Today, we see cars that would never be permitted to operate in developed countries being used to transport human beings. The engines knock, and the emissions are clearly visible dark plumes of carbon monoxide, which would give a diesel truck a run for its money. The seatbelts are missing, and many cars that originally came with airbags have since been deployed and repacked, and then shipped off to Africa after it could not be re-registered in its home country. While not all imported cars are bad, it was necessary to put an end to as many of the bad cases as possible. Not only does bringing in substandard foreign goods litter the continent with the world?s refuse, it also severely hampers the growth of local industries. For example, trade liberalization policies have a history of devastating the African textile industries. In Ghana, garment and textile employment was almost completely decimated with an 80% decline from 1975 to 2000. This is a shame, considering that the quality of the new locally made garments are just as good as, or even better than the used foreign garments.

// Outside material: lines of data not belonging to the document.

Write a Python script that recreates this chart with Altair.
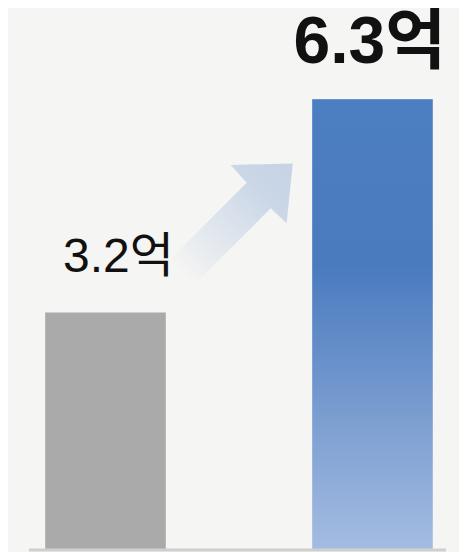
import altair as alt
import pandas as pd

# data
categories = ["이전", "이후"]
bar_values = [3.32, 6.3]
labels = ["3.2억", "6.3억"]

df = pd.DataFrame({"cat": categories, "value": bar_values, "label": labels})

FONT = "Liberation Sans, Noto Sans CJK KR, sans-serif"
BG = "#f5f5f3"

x_enc = alt.X("cat:N", axis=None,
              scale=alt.Scale(domain=categories, paddingInner=0.5468,
                              paddingOuter=0.118, align=0.587))
y_enc = alt.Y("value:Q", axis=None, scale=alt.Scale(domain=[0, 7.571], nice=False, zero=True))

base = alt.Chart(df).encode(x=x_enc, y=y_enc)

gray_bar = base.transform_filter(alt.datum.cat == categories[0]).mark_bar(
    color="#aaaaaa", stroke="#ffffff", strokeOpacity=0.35, strokeWidth=1
)

blue_grad = alt.LinearGradient(
    gradient="linear",
    stops=[
        alt.GradientStop(color="#4c7ec2", offset=0),
        alt.GradientStop(color="#4a7bbf", offset=0.37),
        alt.GradientStop(color="#7a9dd0", offset=0.7),
        alt.GradientStop(color="#a4bce2", offset=1),
    ],
    x1=0, x2=0, y1=0, y2=1,
)
blue_bar = base.transform_filter(alt.datum.cat == categories[1]).mark_bar(
    color=blue_grad, stroke="#ffffff", strokeOpacity=0.35, strokeWidth=1
)

arrow_path = ("M1,-0.99 L0.9,0 L0.636,-0.248 L-0.603,0.992 L-1,0.569 "
              "L0.24,-0.671 L-0.025,-0.964 Z")
arrow_grad = alt.LinearGradient(
    gradient="linear",
    stops=[
        alt.GradientStop(color="rgba(205,217,233,0)", offset=0.08),
        alt.GradientStop(color="rgba(205,217,233,0.6)", offset=0.45),
        alt.GradientStop(color="rgba(200,213,230,0.95)", offset=0.75),
        alt.GradientStop(color="rgba(198,211,229,1)", offset=1),
    ],
    x1=0, y1=1, x2=1, y2=0,
)
arrow = alt.Chart(df).transform_filter(alt.datum.cat == categories[0]).mark_point(
    shape=arrow_path, size=14641, filled=True, opacity=1, color=arrow_grad, strokeWidth=0
).encode(x=alt.value(224.2), y=alt.value(215.3))

label_small = base.transform_filter(alt.datum.cat == categories[0]).mark_text(
    font=FONT, fontSize=48, fontWeight="normal", color="#111111",
    align="left", baseline="alphabetic", dx=-42.5, dy=-40
).encode(text="label:N")

label_big = base.transform_filter(alt.datum.cat == categories[1]).mark_text(
    font=FONT, fontSize=66, fontWeight="bold", color="#111111",
    align="left", baseline="alphabetic", dx=-79, dy=-36
).encode(text="label:N")

baseline = alt.Chart(df).transform_filter(alt.datum.cat == categories[0]).mark_rule(
    color="#cfcfcf", strokeWidth=3
).encode(x=alt.value(21), x2=alt.value(438), y=alt.value(542))

chart = alt.layer(
    arrow, gray_bar, blue_bar, baseline, label_small, label_big
).properties(
    width=451, height=542,
    padding={"left": 0, "right": 0, "top": 0, "bottom": 2},
    background=BG,
).configure_view(stroke=None)

chart.save("out.html", embed_options={"renderer": "svg", "actions": False})
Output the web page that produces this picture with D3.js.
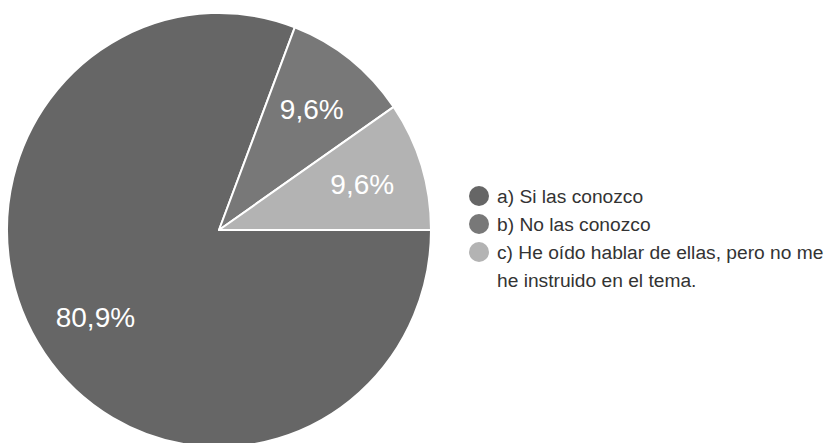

In recent times, African countries have taken action to stop the dumping. A few years ago, Zimbabwe banned the Import of second hand Japanese cars, while Botswana has made it illegal to import vehicles older than five years. South Africa has completely banned all importation of any used cars. Nigeria casted a wider net and placed a seventy percent import duty on all imported cars, new or otherwise. Fortunately for Africa and [perhaps] unfortunately for others, the unreasonably high duty makes it unprofitable to dump vehicles in Africa. To support local enterprise and employment, Nigeria gives concessions to automakers who manufacture cars within the country, and provides a discounted import levy at only thirty-five percent. Nigerian President Goodluck Jonathan insisted earlier this year that his country would soon begin the export of automobiles and the results have been encouraging. Vehicle manufacturers who understand the benefits of the African market have set up shop to make the vehicles locally. Many African countries have the facilities to assemble foreign made cars, and this path would be a great compromise as a stopgap measure to enhance local industry and employment until cars can be manufactured completely locally.

It is important for local enterprises to be supported. Because of the progress that has been made in local enterprise and production owing to the limitation of foreign dumping, it seems to be a clear choice for African countries to continue to limit the import of used items, if for no other reason than to stop the reduction of Africa to a waste dump. As for the used articles of clothing being brought in by charities, while there is still a large need, and the clothing and supplies that are sold in country provide a revenue stream, it only makes sense that those in the developed world work with local manufacturers to reach a business agreement that enables profit generation, economic growth and of course, spanking new, locally made clothing.